When you ask someone to do something you will elicit a response. The response can be a simple yes or no; and the number one rule of asking  — of being a petitioner — is “always take no for an answer.” In other words, be prepared to listen, engage and adapt. Asking someone to do something – as opposed to ordering them to do it – is to initiate an event whose outcome is unpredictable. The request is fraught with possibility, uncertainty, promise. That is because when you ask, you implicitly acknowledge the independence and autonomy of the other – recognizing them as an agent capable of their own beginnings. When you command, you forgo that recognition, and the respect that goes along with it, to remind the other of his subordination, and treat him as an instrument of your will, a means to your own ends.
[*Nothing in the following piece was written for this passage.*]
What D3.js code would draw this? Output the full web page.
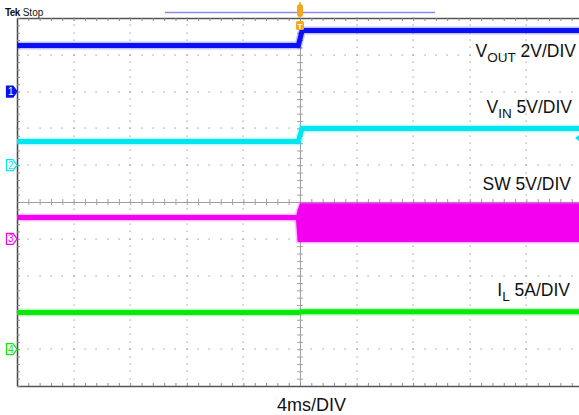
<!DOCTYPE html>
<html><head><meta charset="utf-8">
<script src="https://cdn.jsdelivr.net/npm/d3@7"></script>
<style>html,body{margin:0;padding:0;background:#fff;overflow:hidden}svg{display:block}</style>
</head><body>
<svg id="c" width="579" height="415"></svg>
<script>
// ---- data (time in ms, values in physical units) ----
const channelNames = ["VOUT", "VIN", "SW", "IL"];
const unitsPerDiv = [2, 5, 5, 5];          // V/div, V/div, V/div, A/div
const groundDiv = [3, 1, -1, -4];           // channel ground marker position (divisions)
const channelColors = ["#0a10f2", "#00e6f0", "#f400f0", "#0ae80a"];

const traceTime = [-20, -0.12, 0.15, 20];
const voutValues = [2.5, 2.5, 3.32, 3.32];
const vinValues = [3.22, 3.22, 5.0, 5.0];
const ilValues = [5.0, 5.0, 5.08, 5.08];

const swTime = [-20, -0.12, 0.0, 0.12, 20];
const swHigh = [2.9, 2.9, 3.8, 4.5, 4.5];
const swLow = [2.9, 2.9, -0.1, -0.1, -0.1];

const labelMain = ["V", "V", "SW 5V/DIV", "I"];
const labelSub = ["OUT", "IN", "", "L"];
const labelRest = [" 2V/DIV", " 5V/DIV", "", " 5A/DIV"];
const timeLabel = "4ms/DIV";
const timeDomain = [-20, 20];
const divDomain = [-5, 5];

// ---- layout ----
const svg = d3.select("#c");
const L = 17, R = 583, T = 18, B = 386;
const x = d3.scaleLinear().domain(timeDomain).range([L, R]);
const yDiv = d3.scaleLinear().domain(divDomain).range([B, T]);
const chY = i => v => yDiv(v / unitsPerDiv[i] + groundDiv[i]);

// graticule dots
const g = svg.append("g");
const majorX = d3.range(-16, 20, 4);
const majorY = d3.range(-4, 5, 1).filter(d => d !== 0);
const minorX = d3.range(-20, 20.001, 0.8);
const minorY = d3.range(-5, 5.001, 0.2);
majorX.filter(d => d !== 0).forEach(t => {
  minorY.forEach(d => g.append("rect").attr("x", Math.round(x(t)) - 0.5).attr("y", Math.round(yDiv(d)) - 0.5)
    .attr("width", 1.2).attr("height", 1.2).attr("fill", "#999"));
});
majorY.forEach(d => {
  minorX.forEach(t => g.append("rect").attr("x", Math.round(x(t)) - 0.5).attr("y", Math.round(yDiv(d)) - 0.5)
    .attr("width", 1.2).attr("height", 1.2).attr("fill", "#999"));
});

// center lines with ticks
const cx1 = svg.append("g").attr("transform", `translate(0,${yDiv(0)})`)
  .call(d3.axisBottom(x).tickValues(minorX).tickSize(3).tickSizeOuter(0).tickFormat(""));
const cx2 = svg.append("g").attr("transform", `translate(0,${yDiv(0)})`)
  .call(d3.axisTop(x).tickValues(minorX).tickSize(3).tickSizeOuter(0).tickFormat(""));
const cy1 = svg.append("g").attr("transform", `translate(${x(0)},0)`)
  .call(d3.axisLeft(yDiv).tickValues(minorY).tickSize(3).tickSizeOuter(0).tickFormat(""));
const cy2 = svg.append("g").attr("transform", `translate(${x(0)},0)`)
  .call(d3.axisRight(yDiv).tickValues(minorY).tickSize(3).tickSizeOuter(0).tickFormat(""));
[cx1, cx2, cy1, cy2].forEach(a => { a.selectAll("path,line").attr("stroke", "#a0a0a0"); });

// border axes
const bTop = svg.append("g").attr("transform", `translate(0,${T})`)
  .call(d3.axisBottom(x).tickValues(minorX).tickSize(3).tickSizeOuter(0).tickFormat(""));
const bBot = svg.append("g").attr("transform", `translate(0,${B})`)
  .call(d3.axisTop(x).tickValues(minorX).tickSize(3).tickSizeOuter(0).tickFormat(""));
const bLeft = svg.append("g").attr("transform", `translate(${L},0)`)
  .call(d3.axisRight(yDiv).tickValues(minorY).tickSize(3).tickSizeOuter(0).tickFormat(""));
[bTop, bBot].forEach(a => { a.select("path").attr("stroke", "#555").attr("stroke-width", 1.3); a.selectAll("line").attr("stroke", "#888"); });
bLeft.select("path").attr("stroke", "#444").attr("stroke-width", 1.5);
bLeft.selectAll("line").attr("stroke", "#888");

// traces
const traces = [voutValues, vinValues, null, ilValues];
traces.forEach((vals, i) => {
  if (!vals) return;
  const pts = traceTime.map((t, k) => [t, vals[k]]);
  const line = d3.line().x(d => x(d[0])).y(d => chY(i)(d[1]));
  svg.append("path").attr("d", line(pts)).attr("fill", "none")
    .attr("stroke", channelColors[i]).attr("stroke-width", 8).attr("stroke-opacity", 0.25);
  svg.append("path").attr("d", line(pts)).attr("fill", "none")
    .attr("stroke", channelColors[i]).attr("stroke-width", 5);
});
// SW band
const swPts = swTime.map((t, k) => ({t, hi: swHigh[k], lo: swLow[k]}));
const swArea = d3.area().x(d => x(d.t)).y0(d => chY(2)(d.lo)).y1(d => chY(2)(d.hi));
svg.append("path").attr("d", swArea(swPts)).attr("fill", channelColors[2])
  .attr("stroke", channelColors[2]).attr("stroke-width", 8).attr("stroke-opacity", 0.25);
svg.append("path").attr("d", swArea(swPts)).attr("fill", channelColors[2])
  .attr("stroke", channelColors[2]).attr("stroke-width", 5);

// channel ground markers
groundDiv.forEach((gd, i) => {
  const yy = yDiv(gd);
  const filled = i === 0;
  const shape = `M6.5,${yy - 5.5} L13,${yy - 5.5} L17,${yy} L13,${yy + 5.5} L6.5,${yy + 5.5} Z`;
  svg.append("path").attr("d", shape)
    .attr("fill", filled ? channelColors[i] : "#fff")
    .attr("stroke", channelColors[i]).attr("stroke-width", 1.2);
  svg.append("text").attr("x", 10.8).attr("y", yy + 3.6).attr("text-anchor", "middle")
    .attr("font-family", "Liberation Sans, Arial, sans-serif").attr("font-size", 10)
    .attr("fill", filled ? "#fff" : channelColors[i]).text(i + 1);
});

// trigger level marker on right (VIN)
{
  const yy = chY(1)(vinValues[2]) + 9.5;
  svg.append("path").attr("d", `M575,${yy} L579,${yy - 3} L579,${yy + 3} Z`).attr("fill", channelColors[1]);
}

// header
const hdr = svg.append("text").attr("x", 5).attr("y", 15.5)
  .attr("font-family", "Liberation Sans, Arial, sans-serif").attr("font-size", 10).attr("fill", "#111");
hdr.append("tspan").attr("font-weight", "bold").attr("letter-spacing", -0.6).text("Tek");
hdr.append("tspan").attr("dx", 3).text("Stop");
svg.append("line").attr("x1", 165).attr("x2", 435).attr("y1", 12.5).attr("y2", 12.5)
  .attr("stroke", "#8a8ae6").attr("stroke-width", 1.5);
// trigger position markers
svg.append("rect").attr("x", x(0) - 3).attr("y", 4).attr("width", 6).attr("height", 13)
  .attr("rx", 3).attr("fill", "#f5a623");
svg.append("line").attr("x1", x(0)).attr("x2", x(0)).attr("y1", 2).attr("y2", 18)
  .attr("stroke", "#f5a623").attr("stroke-width", 1.5);
svg.append("rect").attr("x", x(0) - 4).attr("y", 21).attr("width", 8).attr("height", 9)
  .attr("rx", 1.5).attr("fill", "#f5a623");
svg.append("text").attr("x", x(0)).attr("y", 28.5).attr("text-anchor", "middle")
  .attr("font-family", "Liberation Sans, Arial, sans-serif").attr("font-size", 8)
  .attr("font-weight", "bold").attr("fill", "#fff").text("T");

// channel labels
const labelX = [576, 572, 571, 570];
const labelY = [57, 113, 189.5, 296];
const fam = "Liberation Sans, Arial, Helvetica, sans-serif";
channelNames.forEach((n, i) => {
  const t = svg.append("text").attr("x", labelX[i]).attr("y", labelY[i])
    .attr("text-anchor", "end").attr("font-family", fam).attr("font-size", 17.5).attr("fill", "#111");
  t.append("tspan").text(labelMain[i]);
  if (labelSub[i]) {
    t.append("tspan").attr("font-size", 13.5).attr("dy", 5).text(labelSub[i]);
    t.append("tspan").attr("dy", -5).text(labelRest[i]);
  }
});
svg.append("text").attr("x", 311.5).attr("y", 411).attr("text-anchor", "middle")
  .attr("font-family", fam).attr("font-size", 18).attr("fill", "#111").text(timeLabel);
</script>
</body></html>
This little piece of jargon creates a big moral muddle, but sometimes a muddle is exactly what bureaucrats want to create because they are unwilling to assume the responsibility of command, they are averse to risk (beginnings are always risky), or they are just cowardly.  “The ask” preserves hierarchy without acknowledging power relations. It involves phony respect for the other: I am not petitioner asking you, the respondent, to do something; there is an object called “the ask” that we must address. It comes from nowhere, really; its origin is unclear, but our duty is clear.  That request from nowhere or at least nobody also keeps power relations, the status quo, intact. The course is set. Things have already begun; the task now is to complete them. So “the ask” works as a hedge against change, against doing something really new; it short-circuits the conversation, shuts down dialogue, and enlists others not as collaborators but as a pair of hands to get a job done.

I suppose that’s not so surprising in a context where the point is execution of an already-decided objective or plan, not debate; but without debate or deliberation a plan or objective will lack meaning for those asked to carry it out. They won’t have had a chance to figure out for themselves the best way to carry it out, whether they are the right people to carry it out, or whether it ought to be carried out at all.